• [DATASET CONTENT]:
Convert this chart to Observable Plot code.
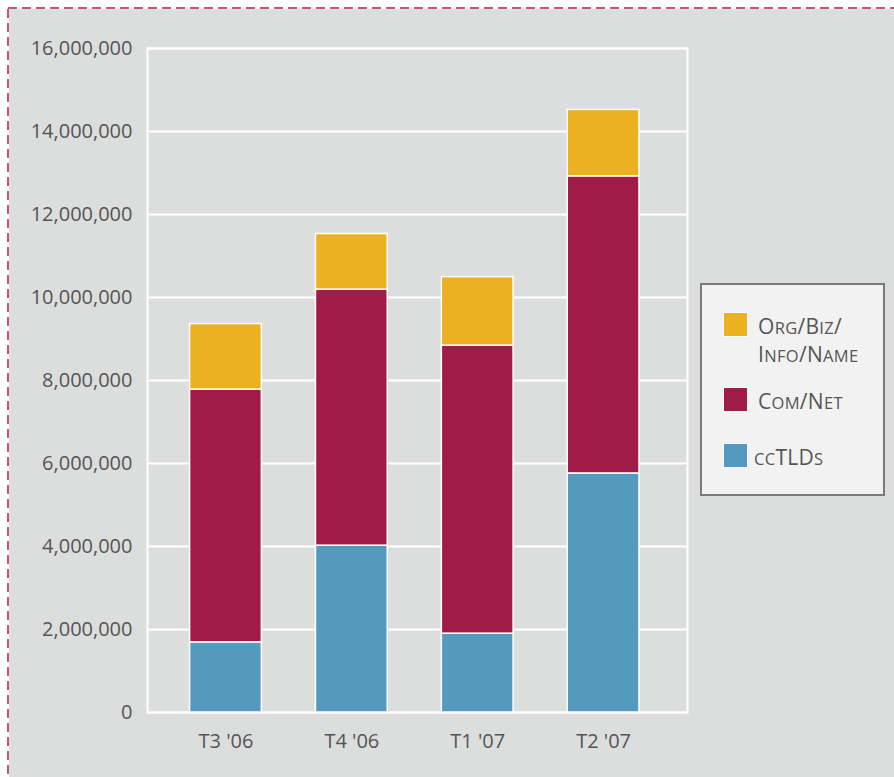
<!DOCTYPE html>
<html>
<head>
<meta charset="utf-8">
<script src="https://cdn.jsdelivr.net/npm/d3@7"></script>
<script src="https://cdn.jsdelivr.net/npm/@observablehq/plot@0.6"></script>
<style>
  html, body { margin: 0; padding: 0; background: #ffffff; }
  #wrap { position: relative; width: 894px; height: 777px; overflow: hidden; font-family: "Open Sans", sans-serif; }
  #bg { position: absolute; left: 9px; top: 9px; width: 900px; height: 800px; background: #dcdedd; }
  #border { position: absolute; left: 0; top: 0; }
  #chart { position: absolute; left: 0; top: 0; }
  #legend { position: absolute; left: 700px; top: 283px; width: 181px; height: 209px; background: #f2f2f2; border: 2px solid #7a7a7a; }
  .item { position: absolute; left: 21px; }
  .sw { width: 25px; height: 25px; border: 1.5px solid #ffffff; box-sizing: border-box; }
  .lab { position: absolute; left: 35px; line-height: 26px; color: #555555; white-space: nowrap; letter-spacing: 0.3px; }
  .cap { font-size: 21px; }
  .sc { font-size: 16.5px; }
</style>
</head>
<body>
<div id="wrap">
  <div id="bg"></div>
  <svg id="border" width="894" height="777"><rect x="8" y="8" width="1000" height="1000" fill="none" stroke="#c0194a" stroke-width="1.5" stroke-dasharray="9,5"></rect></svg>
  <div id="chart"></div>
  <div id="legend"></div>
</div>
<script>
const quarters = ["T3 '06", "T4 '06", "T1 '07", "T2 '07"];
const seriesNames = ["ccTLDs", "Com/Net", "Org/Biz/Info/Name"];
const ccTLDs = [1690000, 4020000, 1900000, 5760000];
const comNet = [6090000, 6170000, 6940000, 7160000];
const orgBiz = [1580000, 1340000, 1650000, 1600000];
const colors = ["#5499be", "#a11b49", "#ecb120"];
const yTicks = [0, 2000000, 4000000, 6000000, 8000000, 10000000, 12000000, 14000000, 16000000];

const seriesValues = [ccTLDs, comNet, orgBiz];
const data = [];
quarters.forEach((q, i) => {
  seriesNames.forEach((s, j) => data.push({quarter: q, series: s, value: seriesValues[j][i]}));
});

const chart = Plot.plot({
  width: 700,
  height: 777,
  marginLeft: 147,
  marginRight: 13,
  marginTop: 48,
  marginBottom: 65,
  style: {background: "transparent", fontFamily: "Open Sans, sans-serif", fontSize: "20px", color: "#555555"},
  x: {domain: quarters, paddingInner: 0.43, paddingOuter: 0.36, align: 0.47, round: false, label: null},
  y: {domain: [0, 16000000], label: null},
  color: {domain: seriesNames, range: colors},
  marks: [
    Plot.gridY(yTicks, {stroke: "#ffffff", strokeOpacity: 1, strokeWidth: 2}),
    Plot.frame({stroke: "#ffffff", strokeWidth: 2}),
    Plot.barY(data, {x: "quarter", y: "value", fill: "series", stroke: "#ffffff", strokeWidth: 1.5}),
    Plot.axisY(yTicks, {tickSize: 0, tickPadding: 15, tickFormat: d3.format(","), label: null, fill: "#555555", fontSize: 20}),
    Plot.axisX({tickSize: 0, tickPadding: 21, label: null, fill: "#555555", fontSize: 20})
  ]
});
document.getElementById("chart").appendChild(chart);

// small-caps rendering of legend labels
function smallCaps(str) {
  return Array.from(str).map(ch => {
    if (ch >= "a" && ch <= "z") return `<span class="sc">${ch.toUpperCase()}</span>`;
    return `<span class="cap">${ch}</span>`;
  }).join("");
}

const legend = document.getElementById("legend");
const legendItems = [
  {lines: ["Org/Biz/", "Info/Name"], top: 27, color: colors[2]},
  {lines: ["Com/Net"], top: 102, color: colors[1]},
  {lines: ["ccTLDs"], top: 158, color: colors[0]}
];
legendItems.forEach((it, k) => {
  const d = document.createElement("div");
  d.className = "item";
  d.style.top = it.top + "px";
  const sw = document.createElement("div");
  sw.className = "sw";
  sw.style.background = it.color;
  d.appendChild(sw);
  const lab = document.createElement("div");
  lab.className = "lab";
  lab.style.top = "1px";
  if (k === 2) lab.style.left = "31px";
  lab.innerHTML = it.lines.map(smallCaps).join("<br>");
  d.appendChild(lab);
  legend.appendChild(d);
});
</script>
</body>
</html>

• [WHAT YOU WILL DO]: Repeat the material exactly as it reads, without any of its pictures.

• [SOLUTION TO THE EXERCISE]:
Convert this chart to Observable Plot code.
<!DOCTYPE html>
<html>
<head>
<meta charset="utf-8">
<script src="https://cdn.jsdelivr.net/npm/d3@7"></script>
<script src="https://cdn.jsdelivr.net/npm/@observablehq/plot@0.6"></script>
<style>
  html, body { margin: 0; padding: 0; background: #ffffff; }
  #wrap { position: relative; width: 894px; height: 777px; overflow: hidden; font-family: "Open Sans", sans-serif; }
  #bg { position: absolute; left: 9px; top: 9px; width: 900px; height: 800px; background: #dcdedd; }
  #border { position: absolute; left: 0; top: 0; }
  #chart { position: absolute; left: 0; top: 0; }
  #legend { position: absolute; left: 700px; top: 283px; width: 181px; height: 209px; background: #f2f2f2; border: 2px solid #7a7a7a; }
  .item { position: absolute; left: 21px; }
  .sw { width: 25px; height: 25px; border: 1.5px solid #ffffff; box-sizing: border-box; }
  .lab { position: absolute; left: 35px; line-height: 26px; color: #555555; white-space: nowrap; letter-spacing: 0.3px; }
  .cap { font-size: 21px; }
  .sc { font-size: 16.5px; }
</style>
</head>
<body>
<div id="wrap">
  <div id="bg"></div>
  <svg id="border" width="894" height="777"><rect x="8" y="8" width="1000" height="1000" fill="none" stroke="#c0194a" stroke-width="1.5" stroke-dasharray="9,5"></rect></svg>
  <div id="chart"></div>
  <div id="legend"></div>
</div>
<script>
const quarters = ["T3 '06", "T4 '06", "T1 '07", "T2 '07"];
const seriesNames = ["ccTLDs", "Com/Net", "Org/Biz/Info/Name"];
const ccTLDs = [1690000, 4020000, 1900000, 5760000];
const comNet = [6090000, 6170000, 6940000, 7160000];
const orgBiz = [1580000, 1340000, 1650000, 1600000];
const colors = ["#5499be", "#a11b49", "#ecb120"];
const yTicks = [0, 2000000, 4000000, 6000000, 8000000, 10000000, 12000000, 14000000, 16000000];

const seriesValues = [ccTLDs, comNet, orgBiz];
const data = [];
quarters.forEach((q, i) => {
  seriesNames.forEach((s, j) => data.push({quarter: q, series: s, value: seriesValues[j][i]}));
});

const chart = Plot.plot({
  width: 700,
  height: 777,
  marginLeft: 147,
  marginRight: 13,
  marginTop: 48,
  marginBottom: 65,
  style: {background: "transparent", fontFamily: "Open Sans, sans-serif", fontSize: "20px", color: "#555555"},
  x: {domain: quarters, paddingInner: 0.43, paddingOuter: 0.36, align: 0.47, round: false, label: null},
  y: {domain: [0, 16000000], label: null},
  color: {domain: seriesNames, range: colors},
  marks: [
    Plot.gridY(yTicks, {stroke: "#ffffff", strokeOpacity: 1, strokeWidth: 2}),
    Plot.frame({stroke: "#ffffff", strokeWidth: 2}),
    Plot.barY(data, {x: "quarter", y: "value", fill: "series", stroke: "#ffffff", strokeWidth: 1.5}),
    Plot.axisY(yTicks, {tickSize: 0, tickPadding: 15, tickFormat: d3.format(","), label: null, fill: "#555555", fontSize: 20}),
    Plot.axisX({tickSize: 0, tickPadding: 21, label: null, fill: "#555555", fontSize: 20})
  ]
});
document.getElementById("chart").appendChild(chart);

// small-caps rendering of legend labels
function smallCaps(str) {
  return Array.from(str).map(ch => {
    if (ch >= "a" && ch <= "z") return `<span class="sc">${ch.toUpperCase()}</span>`;
    return `<span class="cap">${ch}</span>`;
  }).join("");
}

const legend = document.getElementById("legend");
const legendItems = [
  {lines: ["Org/Biz/", "Info/Name"], top: 27, color: colors[2]},
  {lines: ["Com/Net"], top: 102, color: colors[1]},
  {lines: ["ccTLDs"], top: 158, color: colors[0]}
];
legendItems.forEach((it, k) => {
  const d = document.createElement("div");
  d.className = "item";
  d.style.top = it.top + "px";
  const sw = document.createElement("div");
  sw.className = "sw";
  sw.style.background = it.color;
  d.appendChild(sw);
  const lab = document.createElement("div");
  lab.className = "lab";
  lab.style.top = "1px";
  if (k === 2) lab.style.left = "31px";
  lab.innerHTML = it.lines.map(smallCaps).join("<br>");
  d.appendChild(lab);
  legend.appendChild(d);
});
</script>
</body>
</html>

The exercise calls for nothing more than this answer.